Do you need lawyers to get all of these things in order? Is it okay to get documents online?
It depends on your situation. If you have a lot of money, if you’ve got a complicated guardianship situation, or international citizenship—with these kinds of things it’s a good idea to have an attorney take a look to make sure you’re not missing anything. If you don’t have money for a lawyer, it’s still better to have your documentation covered. An online will template is good enough for a lot of people. Just make sure to check with your state to ensure that the template you use is valid. Having something is definitely better than having nothing. Don’t forget that whatever you use should be printed, signed, and notarized. My husband and I had a will but we hadn’t printed or signed it so it wasn’t worth the paper that we hadn’t printed it on yet.
Your husband had life insurance. Is that something everyone should think about getting?
Life insurance saved my ass. We didn’t have enough, but because we had some I was able to buy myself some time. We were a two-income family with a two-income mortgage. When my husband died, we went from a pretty good income to no income overnight. If you’re considering life insurance, you need to think about what kind of financial bridge you might need to get from your old life to your new one. Will you need funds to pay off a house, pay for childcare, pay to finish your degree, etc.? Add that up into what would feel like a comfortable amount of time to not be freaking out about money at the same time you’re grieving the loss of someone close to you.
"Life insurance saved my ass. We didn't have enough, but because we had some I was able to buy myself some time."
There’s also disability insurance—short and long term.
Disability is more expensive than life insurance because you’re more likely to use it—about 25% of American adults will not be able to work for a few months or more. Short-term disability usually covers people for up to two years and it’s a good thing to have if you don’t have an emergency fund.

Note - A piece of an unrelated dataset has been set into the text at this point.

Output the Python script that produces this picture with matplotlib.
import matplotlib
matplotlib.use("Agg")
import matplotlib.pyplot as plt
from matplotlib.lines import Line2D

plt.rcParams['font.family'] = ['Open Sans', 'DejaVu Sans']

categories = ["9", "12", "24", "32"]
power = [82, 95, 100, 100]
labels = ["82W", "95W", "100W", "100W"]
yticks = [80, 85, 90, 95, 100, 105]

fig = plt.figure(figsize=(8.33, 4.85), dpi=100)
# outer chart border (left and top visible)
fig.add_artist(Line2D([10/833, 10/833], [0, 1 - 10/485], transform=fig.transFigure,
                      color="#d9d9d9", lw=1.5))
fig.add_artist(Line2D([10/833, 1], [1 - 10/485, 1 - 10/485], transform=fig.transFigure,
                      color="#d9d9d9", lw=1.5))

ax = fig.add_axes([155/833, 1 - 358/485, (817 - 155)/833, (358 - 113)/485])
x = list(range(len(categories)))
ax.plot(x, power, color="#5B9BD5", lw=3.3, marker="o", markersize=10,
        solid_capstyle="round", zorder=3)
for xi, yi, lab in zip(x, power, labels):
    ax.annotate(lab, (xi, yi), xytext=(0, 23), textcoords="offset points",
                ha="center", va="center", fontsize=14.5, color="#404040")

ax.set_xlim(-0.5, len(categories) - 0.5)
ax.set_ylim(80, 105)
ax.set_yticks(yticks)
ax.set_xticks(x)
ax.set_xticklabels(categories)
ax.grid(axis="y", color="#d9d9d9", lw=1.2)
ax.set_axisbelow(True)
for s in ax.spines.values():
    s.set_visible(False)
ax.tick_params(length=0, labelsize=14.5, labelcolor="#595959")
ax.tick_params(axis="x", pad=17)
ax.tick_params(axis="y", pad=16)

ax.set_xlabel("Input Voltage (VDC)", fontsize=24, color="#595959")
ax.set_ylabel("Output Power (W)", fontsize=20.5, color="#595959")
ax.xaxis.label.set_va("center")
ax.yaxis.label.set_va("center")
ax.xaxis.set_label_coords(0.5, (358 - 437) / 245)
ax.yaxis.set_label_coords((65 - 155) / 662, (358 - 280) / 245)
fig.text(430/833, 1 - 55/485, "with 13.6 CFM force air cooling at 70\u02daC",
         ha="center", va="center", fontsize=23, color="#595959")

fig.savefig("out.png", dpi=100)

Long-term disability is something you would need if you became disabled and weren’t able to return to work. It could potentially get you through until retirement age when social security would kick in. It can be expensive, but it can also be invaluable.
Death and money are two of our biggest taboos. How do you suggest we initiate these conversations in a way that’s helpful and actionable?
These conversations don’t need to be cloaked in sad church organ music. I’ve had the most lovely and spirited conversations when I’ve approached them as something that could be helpful or interesting.